Home renos and employment agreements: How employers can avoid the money pit
“With home repairs, there is risk in DIY. Similarly, employment agreements require the input of an expert. If you’re not an employment lawyer, don’t try this (i.e. drafting or revising an employment agreement) at home.”
I have spent many lazy Saturday mornings watching home renovation shows on TV. I envy the vision and drive of those who undertake these projects and marvel at the final reveal. Through the magic of television, these renovations are always successful (but for the one hilarious yet rectifiable snafu that creates conflict halfway through the episode).
I have neither the vision nor the drive to undertake a home reno—before reality TV, I was scarred by watching The Money Pit, the 1986 movie showing a young couple’s attempts to renovate a house into a dream home become a nightmare. My reno skills are limited to employment law, particularly fixing up employment agreements. My big “reveal” occurs after I slash, burn and then rejuvenate the employment agreements that my clients send to me. I like what I do and I take a (nerdy) sense of pride in sending off the final product, but I don’t relish the fact that such an overhaul is required. I see a lot of confusing, inconsistent and, frankly, worthless employment contracts that are in dire need of repair.
Using the home reno phenomenon as an analogy for employment agreements, employers should consider the following before using an existing employment agreement or attempting to undertake their own revisions:
- Don’t DIY: With home repairs, there is risk in DIY. Similarly, employment agreements require the input of an expert. If you’re not an employment lawyer, don’t try this (i.e. drafting or revising an employment agreement) at home.

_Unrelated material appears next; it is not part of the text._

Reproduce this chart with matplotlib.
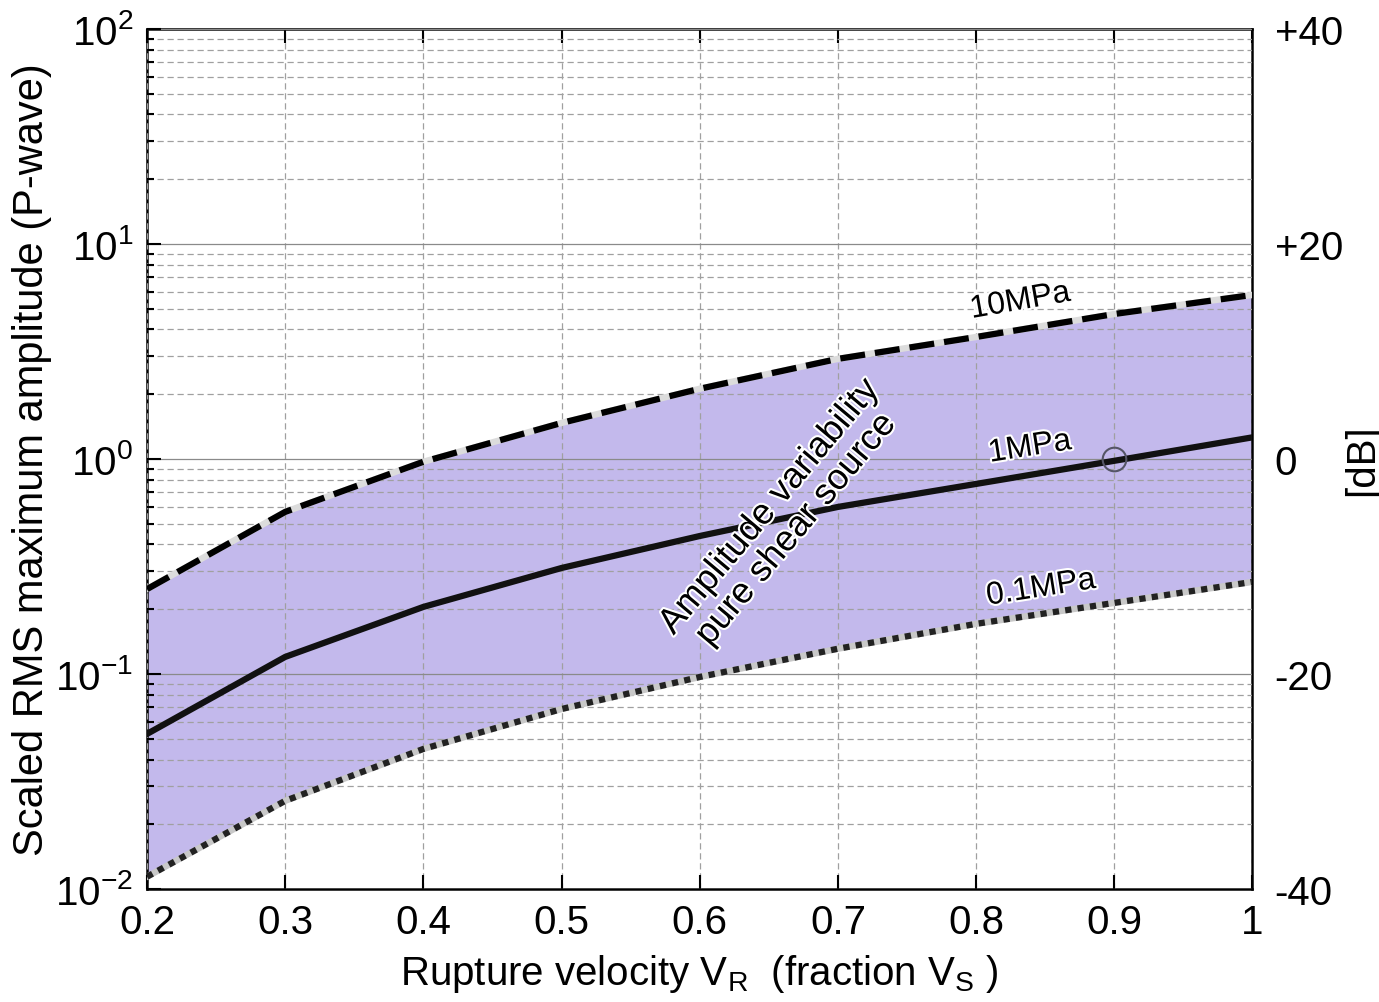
import numpy as np
import matplotlib
matplotlib.use('Agg')
import matplotlib.pyplot as plt
import matplotlib.patheffects as pe
from matplotlib.ticker import LogLocator, FixedLocator, NullFormatter

plt.rcParams['font.family'] = ['Liberation Sans', 'DejaVu Sans']
plt.rcParams['mathtext.fontset'] = 'custom'
plt.rcParams['mathtext.rm'] = 'Liberation Sans'
plt.rcParams['mathtext.it'] = 'Liberation Sans'

# rupture velocity (fraction of Vs)
vr = [0.2, 0.3, 0.4, 0.5, 0.6, 0.7, 0.8, 0.9, 1.0]
# scaled RMS amplitude for three stress drops
amp_10mpa = [0.248, 0.567, 0.97, 1.47, 2.12, 2.92, 3.69, 4.72, 5.79]
amp_1mpa = [0.0526, 0.12, 0.205, 0.311, 0.438, 0.598, 0.765, 0.98, 1.26]
amp_01mpa = [0.0114, 0.0257, 0.0448, 0.0687, 0.0968, 0.131, 0.171, 0.214, 0.268]

db_ticks = [1e-2, 1e-1, 1e0, 1e1, 1e2]
db_labels = ['-40', '-20', '0', '+20', '+40']

fig = plt.figure(figsize=(13.79, 10.03), dpi=100)
ax = fig.add_axes([0.1066, 0.1127, 0.8016, 0.8575])

ax.fill_between(vr, amp_01mpa, amp_10mpa, color='#c3b9ec', lw=0, zorder=1)

# light halo under the broken lines
ax.plot(vr, amp_10mpa, color='#dcdcdc', lw=4.6, zorder=3)
ax.plot(vr, amp_01mpa, color='#c8c8c8', lw=4.6, zorder=3)
ax.plot(vr, amp_10mpa, color='black', lw=4.5, ls=(0, (4, 1.6)), zorder=4)
ax.plot(vr, amp_1mpa, color='#111111', lw=4.5, zorder=4)
ax.plot(vr, amp_01mpa, color='#222222', lw=4.5, ls=(0, (1, 1)), zorder=4)
ax.plot([0.9], [1.0], marker='o', ms=17, mfc='none', mec='#555566', mew=1.5, zorder=5)

ax.set_yscale('log')
ax.set_xlim(0.2, 1.0)
ax.set_ylim(1e-2, 1e2)
ax.set_xticks(np.arange(0.2, 1.01, 0.1))
ax.set_xticklabels(['0.2', '0.3', '0.4', '0.5', '0.6', '0.7', '0.8', '0.9', '1'])
ax.yaxis.set_major_locator(FixedLocator(db_ticks))
ax.set_yticklabels([r'$10^{-2}$', r'$10^{-1}$', r'$10^{0}$', r'$10^{1}$', r'$10^{2}$'])
ax.yaxis.set_minor_locator(LogLocator(base=10, subs=np.arange(2, 10)))
ax.yaxis.set_minor_formatter(NullFormatter())

ax.set_axisbelow(False)
ax.grid(True, which='major', axis='y', color='#8a8a8a', lw=0.9, ls='-', zorder=2)
ax.grid(True, which='minor', axis='y', color='#a0a0a0', lw=0.9, ls=(0, (5, 3)), zorder=2)
ax.grid(True, which='major', axis='x', color='#a0a0a0', lw=0.9, ls=(0, (5, 3)), zorder=2)

ax.tick_params(which='both', direction='in', top=True, right=True, labelsize=29, width=1.5)
ax.tick_params(which='major', length=10, pad=10)
ax.tick_params(which='minor', length=5)
for s in ax.spines.values():
    s.set_linewidth(1.8)

ax.set_xlabel(r'Rupture velocity V$_\mathregular{R}$  (fraction V$_\mathregular{S}$ )', fontsize=29, labelpad=8)
ax.set_ylabel('Scaled RMS maximum amplitude (P-wave)', fontsize=30, labelpad=2)

ax2 = ax.twinx()
ax2.set_yscale('log')
ax2.set_ylim(1e-2, 1e2)
ax2.yaxis.set_major_locator(FixedLocator(db_ticks))
ax2.set_yticklabels(db_labels)
ax2.yaxis.set_minor_formatter(NullFormatter())
ax2.tick_params(which='both', length=0, labelsize=29, pad=16)
for s in ax2.spines.values():
    s.set_visible(False)
fig.text(1362 / 1379, 0.541, '[dB]', fontsize=29, rotation=90, ha='center', va='center')

halo = [pe.withStroke(linewidth=3, foreground='white')]
ax.text(0.832, 5.4, '10MPa', fontsize=23, rotation=10, ha='center', va='center',
        path_effects=halo, zorder=6)
ax.text(0.839, 1.13, '1MPa', fontsize=23, rotation=9, ha='center', va='center',
        path_effects=halo, zorder=6)
ax.text(0.847, 0.25, '0.1MPa', fontsize=23, rotation=9, ha='center', va='center',
        path_effects=halo, zorder=6)
ax.text(0.66, 0.53, 'Amplitude variability\npure shear source', fontsize=26, rotation=50,
        ha='center', va='center', linespacing=1.0, path_effects=halo, zorder=6)

fig.savefig('out.png', dpi=100)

- Ongoing maintenance is key: While template employment agreements are helpful as a starting point for many businesses, these templates need to be reviewed and upgraded on at least an annual basis and may need individual tweaking depending on the employee. For example, changes in case law or statute can impact the enforceability of the terms. Changes in the business may necessitate other tweaks (e.g. there may be new policies to consider; the bonus criteria may have been amended; there may be new competitors in the market that warrant an update to the non–competition restriction). Reliance on an old template without fresh eyes on the final draft can lead to problematic drafting and an eventual challenge to the enforceability of the terms.
- Every agreement (and home) is a potential fixer–upper: If you’ve got a poorly drafted employment agreement with an existing employee, it is possible to fix it. There are two main caveats: the employee must agree to the changes to the agreement (or to signing an entirely new agreement) and the employer must provide fresh consideration to the employee in order for that agreement to be enforceable. Take a look at your existing agreements and consider whether updates are necessary and, if so, how you can ensure the employee agrees to sign an updated agreement.
- Some renos can mean throwing good money after bad—so just start over: Some employment agreements are so poorly drafted and organized that it’s better to scrap them and start from scratch. In my experience, it can take twice as long to fix up a poor, existing employment agreement as it can to begin with a fresh one.
- Quick and cheap will come back to bite you down the road: Using an old agreement (or, worse yet, one that you find on the internet) may save on legal fees, but it leaves employers vulnerable to significant employee claims down the road, including with respect to severance packages and bonus entitlements. Invest in good advice at the outset to prevent these kind of claims and the associated payouts.
In short, a well–done flip is a smart investment, whether it’s a house or an employment agreement.